Look over the lines below. Report each one that includes the string "this".
··· Supplied records
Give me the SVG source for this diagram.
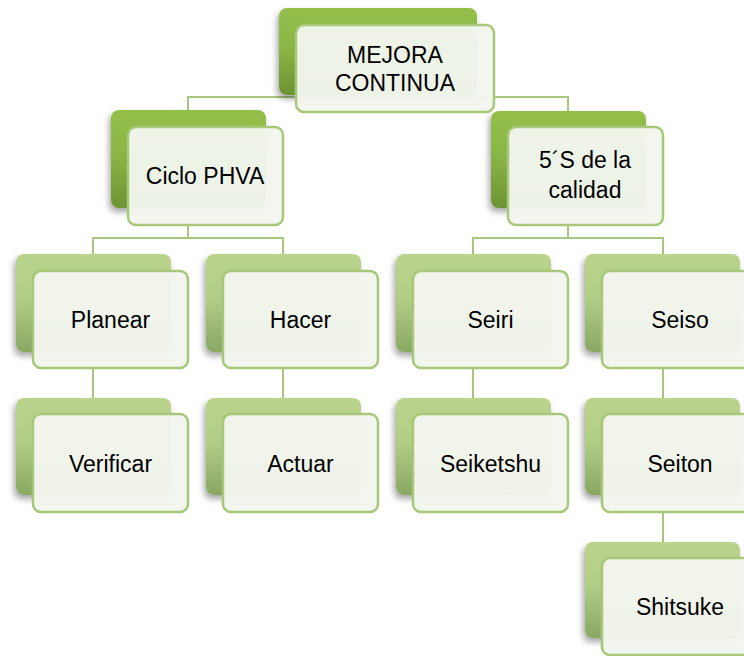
<svg xmlns="http://www.w3.org/2000/svg" width="744" height="656" viewBox="0 0 744 656">
<defs>
<linearGradient id="gDark" x1="0" y1="0" x2="0" y2="1">
<stop offset="0" stop-color="#93bf4a"/>
<stop offset="0.45" stop-color="#8ab645"/>
<stop offset="1" stop-color="#6c9333"/>
</linearGradient>
<linearGradient id="gLight" x1="0" y1="0" x2="0" y2="1">
<stop offset="0" stop-color="#bad48e"/>
<stop offset="0.45" stop-color="#b2cd86"/>
<stop offset="1" stop-color="#8aa763"/>
</linearGradient>
<filter id="sh" x="-20%" y="-20%" width="140%" height="150%">
<feDropShadow dx="-2" dy="4" stdDeviation="3" flood-color="#000" flood-opacity="0.35"/>
</filter>
</defs>
<style>
.conn{fill:none;stroke:#a9c77d;stroke-width:2}
.backD{fill:url(#gDark);filter:url(#sh)}
.backL{fill:url(#gLight);filter:url(#sh)}
.front{fill:#f3f6ee;fill-opacity:0.96;stroke:#a7c779;stroke-width:2.5}
.t{font-family:"Liberation Sans",Arial,sans-serif;font-size:23px;fill:#000;text-anchor:middle}
</style>
<rect width="744" height="656" fill="#ffffff"/>
<g id="connectors">
<path class="conn" d="M395 95 V97 M188 110 V97 H568 V111"/>
<path class="conn" d="M188 225 V238 M93 254 V238 H283 V254"/>
<path class="conn" d="M568 225 V238 M473 254 V238 H663 V254"/>
<path class="conn" d="M93 368 V398 M283 368 V398 M473 368 V398 M663 368 V398 M663 512 V542"/>
</g>
<g id="n-mejora">
<rect class="backD" x="279" y="8" width="198" height="87" rx="8"/>
<rect class="front" x="296" y="25" width="198" height="87" rx="8"/>
<text class="t" x="395" y="63">MEJORA</text>
<text class="t" x="395" y="91">CONTINUA</text>
</g>
<g id="n-ciclo">
<rect class="backD" x="111" y="110" width="155" height="98" rx="8"/>
<rect class="front" x="128" y="127" width="155" height="98" rx="8"/>
<text class="t" x="205" y="184">Ciclo PHVA</text>
</g>
<g id="n-5s">
<rect class="backD" x="491" y="111" width="155" height="97" rx="8"/>
<rect class="front" x="508" y="127" width="155" height="98" rx="8"/>
<text class="t" x="585" y="168">5´S de la</text>
<text class="t" x="585" y="198">calidad</text>
</g>
<g id="n-planear">
<rect class="backL" x="16" y="254" width="155" height="98" rx="8"/>
<rect class="front" x="33" y="271" width="155" height="97" rx="8"/>
<text class="t" x="110.5" y="328">Planear</text>
</g>
<g id="n-hacer">
<rect class="backL" x="206" y="254" width="155" height="98" rx="8"/>
<rect class="front" x="223" y="271" width="155" height="97" rx="8"/>
<text class="t" x="300.5" y="328">Hacer</text>
</g>
<g id="n-seiri">
<rect class="backL" x="396" y="254" width="155" height="98" rx="8"/>
<rect class="front" x="413" y="271" width="155" height="97" rx="8"/>
<text class="t" x="490.5" y="328">Seiri</text>
</g>
<g id="n-seiso">
<rect class="backL" x="585" y="254" width="155" height="98" rx="8"/>
<rect class="front" x="602" y="271" width="155" height="97" rx="8"/>
<text class="t" x="680" y="328">Seiso</text>
</g>
<g id="n-verificar">
<rect class="backL" x="16" y="398" width="155" height="97" rx="8"/>
<rect class="front" x="33" y="414" width="155" height="98" rx="8"/>
<text class="t" x="110.5" y="472">Verificar</text>
</g>
<g id="n-actuar">
<rect class="backL" x="206" y="398" width="155" height="97" rx="8"/>
<rect class="front" x="223" y="414" width="155" height="98" rx="8"/>
<text class="t" x="300.5" y="472">Actuar</text>
</g>
<g id="n-seiketshu">
<rect class="backL" x="396" y="398" width="155" height="97" rx="8"/>
<rect class="front" x="413" y="414" width="155" height="98" rx="8"/>
<text class="t" x="490.5" y="472">Seiketshu</text>
</g>
<g id="n-seiton">
<rect class="backL" x="585" y="398" width="155" height="97" rx="8"/>
<rect class="front" x="602" y="414" width="155" height="98" rx="8"/>
<text class="t" x="680" y="472">Seiton</text>
</g>
<g id="n-shitsuke">
<rect class="backL" x="585" y="542" width="155" height="96" rx="8"/>
<rect class="front" x="602" y="558" width="155" height="97" rx="8"/>
<text class="t" x="680" y="615">Shitsuke</text>
</g>
</svg>
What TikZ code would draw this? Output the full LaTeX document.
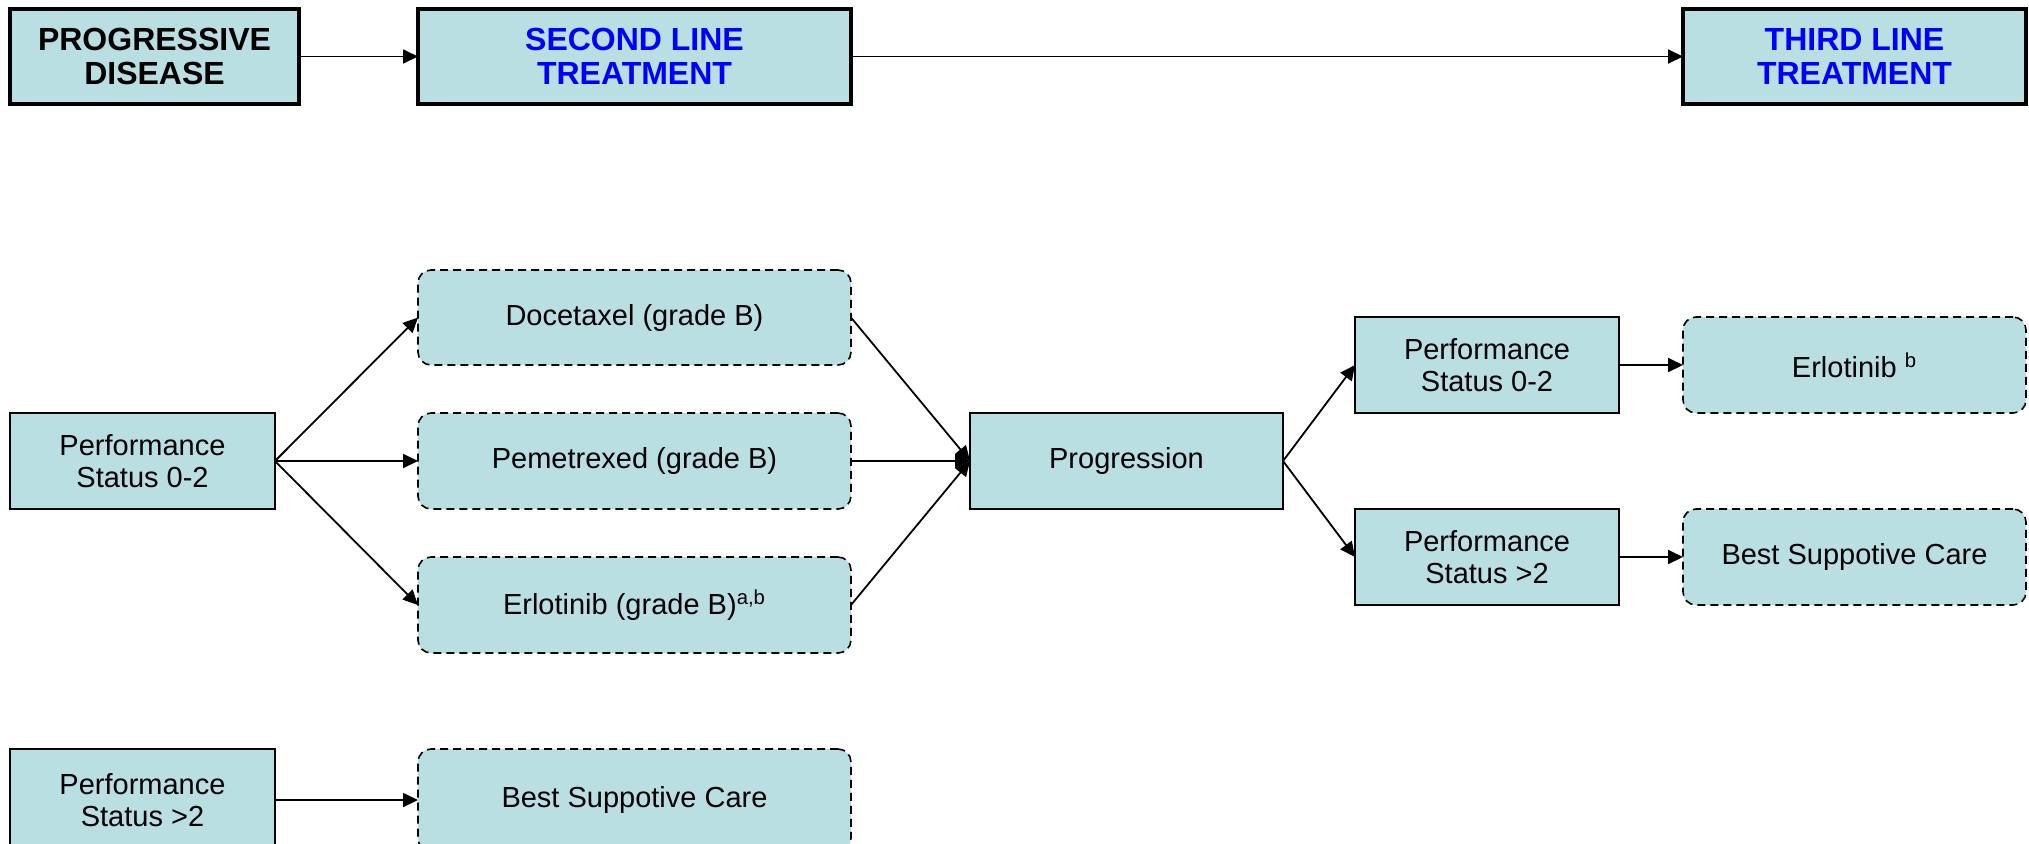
\documentclass[tikz,border=0pt]{standalone}
\usepackage{fontspec}
\setmainfont{Liberation Sans}
\usetikzlibrary{arrows.meta}
\definecolor{boxfill}{RGB}{185,223,227}
\definecolor{headblue}{RGB}{0,0,255}
\begin{document}
\begin{tikzpicture}[x=0.5pt,y=-0.5pt,
  every node/.style={inner sep=0pt,outer sep=0pt,align=center,font=\fontsize{14.5}{16}\selectfont},
  headbox/.style={draw=black,fill=boxfill,line width=2pt,minimum height=47.5pt,font=\fontsize{16}{17}\selectfont\bfseries},
  solidbox/.style={draw=black,fill=boxfill,line width=0.9pt,minimum height=48pt,minimum width=132.5pt},
  dashbox/.style={draw=black,fill=boxfill,line width=0.8pt,dash pattern=on 4pt off 2.5pt,rounded corners=6.5pt,minimum height=48pt,minimum width=216.5pt},
  conn/.style={line width=0.9pt,-{Triangle[length=7.5pt,width=7pt]}}]
\useasboundingbox (0,0) rectangle (2029,843);
% header row
\node[headbox,minimum width=144.5pt] (pd) at (154.5,56.5) {PROGRESSIVE\\DISEASE};
\node[headbox,minimum width=216.5pt,text=headblue] (slt) at (634.5,56.5) {SECOND LINE\\TREATMENT};
\node[headbox,minimum width=171.5pt,text=headblue] (tlt) at (1854.5,56.5) {THIRD LINE\\TREATMENT};
\draw[conn] (pd) -- (slt);
\draw[conn] (slt) -- (tlt);
% second line
\node[solidbox] (ps1) at (142.5,461) {Performance\\Status 0-2};
\node[dashbox,minimum height=47.5pt] (doc) at (634.5,317.5) {Docetaxel (grade B)};
\node[dashbox] (pem) at (634.5,461) {Pemetrexed (grade B)};
\node[dashbox] (erl) at (634.5,605) {Erlotinib (grade B)\textsuperscript{a,b}};
\node[solidbox,minimum width=156.5pt] (prog) at (1126.5,461) {Progression};
\draw[conn] (ps1.east) -- (doc.west);
\draw[conn] (ps1.east) -- (pem.west);
\draw[conn] (ps1.east) -- (erl.west);
\draw[conn] (doc.east) -- (prog.west);
\draw[conn] (pem.east) -- (prog.west);
\draw[conn] (erl.east) -- (prog.west);
% third line
\node[solidbox,minimum width=132pt] (psr1) at (1487,365) {Performance\\Status 0-2};
\node[solidbox,minimum width=132pt] (psr2) at (1487,557) {Performance\\Status >2};
\node[dashbox,minimum width=171.5pt] (erlb) at (1854.5,365) {Erlotinib \textsuperscript{b}};
\node[dashbox,minimum width=171.5pt] (bscr) at (1854.5,557) {Best Suppotive Care};
\draw[conn] (prog.east) -- (psr1.west);
\draw[conn] (prog.east) -- (psr2.west);
\draw[conn] (psr1) -- (erlb);
\draw[conn] (psr2) -- (bscr);
% bottom row (cut off by the page edge)
\node[solidbox,minimum height=51pt] (ps2) at (142.5,800) {Performance\\Status >2};
\node[dashbox,minimum height=51pt] (bsc) at (634.5,800) {Best Suppotive Care};
\draw[conn] (ps2) -- (bsc);
\end{tikzpicture}
\end{document}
······
**Task result**
Give me the SVG source for this diagram.
What TikZ code would draw this? Output the full LaTeX document.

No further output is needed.